[Python-ideas] Yet Another Switch-Case Syntax Proposal

Steven D'Aprano steve at pearwood.info
Sat Apr 26 17:17:23 CEST 2014


On Sat, Apr 26, 2014 at 03:03:32PM +0200, Philipp A. wrote:
> what y’all are missing about switch/case is that it’s *not* necessarily a
> series of comparisons in most languages.

*Some* people might be missing that, but not *all* of us :-)

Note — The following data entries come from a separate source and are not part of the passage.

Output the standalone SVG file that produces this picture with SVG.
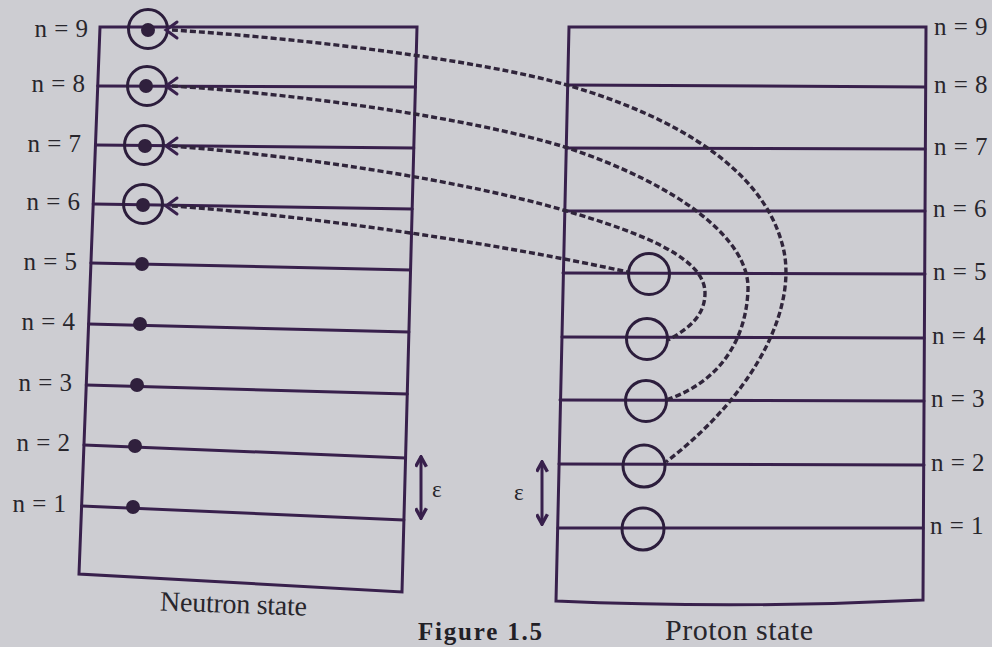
<svg xmlns="http://www.w3.org/2000/svg" width="992" height="647" viewBox="0 0 992 647">
<style>
.ln{fill:none;stroke:#38204c;stroke-width:3;stroke-linecap:round}
.dash{fill:none;stroke:#30253b;stroke-width:3.4;stroke-dasharray:6 3}
.dot{fill:#30203d}
.ring{fill:none;stroke:#2c1d3c;stroke-width:3}
.lbl{font-family:"Liberation Serif",serif;font-size:25px;fill:#28262c;word-spacing:1px}
.cap{font-family:"Liberation Serif",serif;font-size:28px;fill:#28262c}
.eps{font-family:"Liberation Serif",serif;font-size:23px;fill:#28262c}
</style>
<defs>
<marker id="ah" viewBox="0 0 12 12" refX="10" refY="6" markerWidth="13" markerHeight="13" markerUnits="userSpaceOnUse" orient="auto-start-reverse">
<path d="M1,1 L10,6 L1,11" fill="none" stroke="#38204c" stroke-width="3.2"/>
</marker>
</defs>
<rect width="992" height="647" fill="#cdcdd2"/>

<g id="neutron-box">
<path class="ln" d="M100,27 L417,27 L402,592 L79,574 Z"/>
<path class="ln" d="M97.7,86 L415.4,87 M95.5,145 L413.8,148 M93.2,204 L412.2,209 M90.9,263 L410.5,270 M88.6,324 L408.9,332 M86.2,385 L407.3,394 M84,445 L405.6,458 M81.6,506 L403.9,520"/>
<circle class="dot" cx="148" cy="30" r="7"/>
<circle class="dot" cx="146" cy="86" r="7"/>
<circle class="dot" cx="145" cy="146" r="7"/>
<circle class="dot" cx="143" cy="205" r="7"/>
<circle class="dot" cx="142" cy="264" r="7"/>
<circle class="dot" cx="140" cy="324" r="7"/>
<circle class="dot" cx="137" cy="385" r="7"/>
<circle class="dot" cx="135" cy="446" r="7"/>
<circle class="dot" cx="133" cy="507" r="7"/>
<circle class="ring" cx="148" cy="29" r="19.5"/>
<circle class="ring" cx="147" cy="86" r="19.5"/>
<circle class="ring" cx="144" cy="145" r="19.5"/>
<circle class="ring" cx="143" cy="204" r="19.5"/>
<text class="lbl" x="88" y="37" text-anchor="end">n = 9</text>
<text class="lbl" x="85" y="92" text-anchor="end">n = 8</text>
<text class="lbl" x="81" y="152" text-anchor="end">n = 7</text>
<text class="lbl" x="80" y="210" text-anchor="end">n = 6</text>
<text class="lbl" x="77" y="270" text-anchor="end">n = 5</text>
<text class="lbl" x="75" y="330" text-anchor="end">n = 4</text>
<text class="lbl" x="72" y="391" text-anchor="end">n = 3</text>
<text class="lbl" x="70" y="451" text-anchor="end">n = 2</text>
<text class="lbl" x="66" y="512" text-anchor="end">n = 1</text>
<line class="ln" x1="421" y1="457" x2="421" y2="518" marker-start="url(#ah)" marker-end="url(#ah)"/>
<text class="eps" x="432" y="497">ε</text>
<text class="cap" x="160" y="613" textLength="147" transform="rotate(2 233 605)">Neutron state</text>
</g>

<g id="proton-box">
<path class="ln" d="M569,27 L926,27 L923,600 Q740,609 556,601 Z"/>
<path class="ln" d="M568,85 L925,87 M566,148 L925,149 M565,211 L925,211 M563,273 L925,274 M562,337 L924,338 M560,400 L924,401 M559,464 L924,465 M558,528 L923,528"/>
<circle class="ring" cx="649" cy="274" r="20.5"/>
<circle class="ring" cx="647" cy="339" r="20.5"/>
<circle class="ring" cx="646" cy="401" r="20.5"/>
<circle class="ring" cx="644" cy="466" r="21"/>
<circle class="ring" cx="643" cy="529" r="21"/>
<text class="lbl" x="934" y="35">n = 9</text>
<text class="lbl" x="934" y="93">n = 8</text>
<text class="lbl" x="934" y="155">n = 7</text>
<text class="lbl" x="933" y="217">n = 6</text>
<text class="lbl" x="933" y="280">n = 5</text>
<text class="lbl" x="932" y="344">n = 4</text>
<text class="lbl" x="931" y="407">n = 3</text>
<text class="lbl" x="931" y="471">n = 2</text>
<text class="lbl" x="930" y="534">n = 1</text>
<line class="ln" x1="542" y1="462" x2="542" y2="524" marker-start="url(#ah)" marker-end="url(#ah)"/>
<text class="eps" x="514" y="500">ε</text>
<text class="cap" x="665" y="640" textLength="148" style="font-size:30px">Proton state</text>
</g>

<g id="connectors">
<path class="dash" d="M172,30 C300,38 480,60 567,85 C680,118 760,170 781,240 C801,300 760,390 666,462"/>
<path class="dash" d="M172,86 C300,94 470,118 565,147 C680,185 750,240 748,290 C746,340 720,382 666,400"/>
<path class="dash" d="M172,146 C300,156 460,180 563,210 C650,235 705,260 705,293 C705,315 690,328 668,340"/>
<path class="dash" d="M172,206 C300,215 480,240 628,272"/>
<path class="ln" d="M177,22 L166,30 L177,38 M177,78 L166,86 L177,94 M177,138 L166,146 L177,154 M177,198 L166,206 L177,214"/>
</g>

<text x="418" y="640" textLength="124" style="font-family:'Liberation Serif',serif;font-size:25px;font-weight:bold;fill:#222026">Figure 1.5</text>
</svg>
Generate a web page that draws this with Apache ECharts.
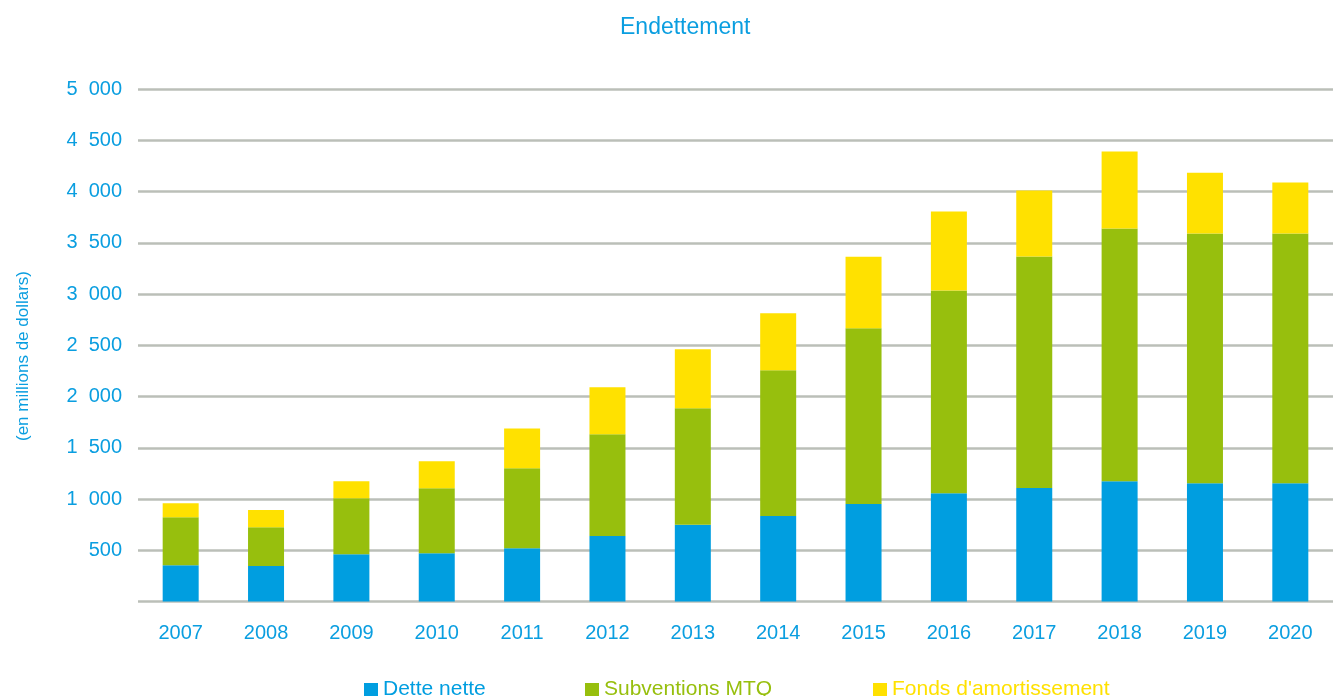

Before commenting further, anyone who isn't familiar with the two 
rejected PEPs on this topic should read them:

http://legacy.python.org/dev/peps/pep-0275/
http://legacy.python.org/dev/peps/pep-3103/


Also, folks might like to review the wide range of semantics and syntax 
for switch/case in different languages:

http://rosettacode.org/wiki/Conditional_Structures

By my count, there are:

50 languages with no case/switch at all
30 languages using the keyword "case"
19 using "switch"
15 using "select"
3 using "when"
2 using "match"
2 using "given" (treating Perl 5 and 6 as distinct languages)
1 using "evaluate"
1 using "caseof"
1 using "if" (with a switch-like syntax)

The above counts should be mostly accurate, but I don't guarantee that 
they are exactly correct. Apart from the possibility of counting errors, 
there were a few cases where I had to make a judgement call on whether 
or not language feature X was analogous to a switch or not.